Thursday, January 27, 2011

US Experts Case/Shiller Index indicates bottom of US Housing Market

U.S. home prices have reached a bottom and may be set to rise in the first half as buyers take advantage of increased affordability, said Karl Case, the economist who co-founded the S&P/Case-Shiller home price index. "Prices have gone flat, bouncing around at what I think is essentially a bottom," Case, a retired professor of economics at Wellesley College, said in a radio interview today on "Bloomberg Surveillance." "We're really going to have to wait to see what the spring market brings."
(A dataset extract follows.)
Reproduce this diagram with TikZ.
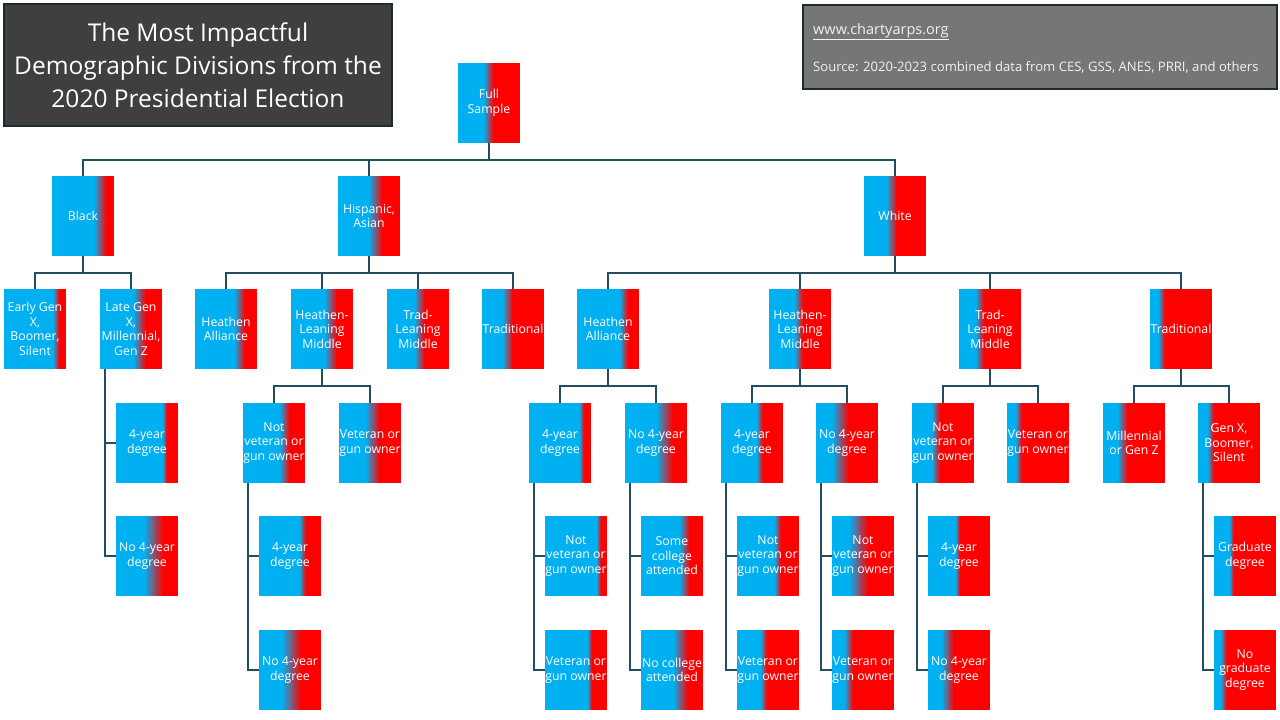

The S&P/Case-Shiller index of home values in 20 cities fell 1.6 percent in November from a year earlier, the biggest 12- month decrease since December 2009, the group said today in New York. The Federal Housing Finance Agency, which measures sales financed with mortgages backed by Fannie Mae and Freddie Mac, said separately that prices slid 4.3 percent from November 2009.

An abundance of inexpensive homes and an expanding economy will support housing demand as it enters the so-called spring selling season when the bulk of transactions typically occur, said Case, who created the price index with Yale University Economics Professor Robert Shiller. The National Association of Realtors' affordability index, a gauge of median income against home prices, reached an all-time high of 184.5 in November.

Housing 'Bargains' "There are bargains out there," said Case. Affordability will entice first-time buyers to jump into the market "if jobs are created at a pretty good clip," he said.

A real estate boom pushed prices in the 20 cities covered by the Case-Shiller index to a record high in July 2006 after almost doubling in six years. The benchmark tumbled 33 percent from its peak to an April 2009 low that put homes at 2003 prices. It has gained 3.3 percent since then.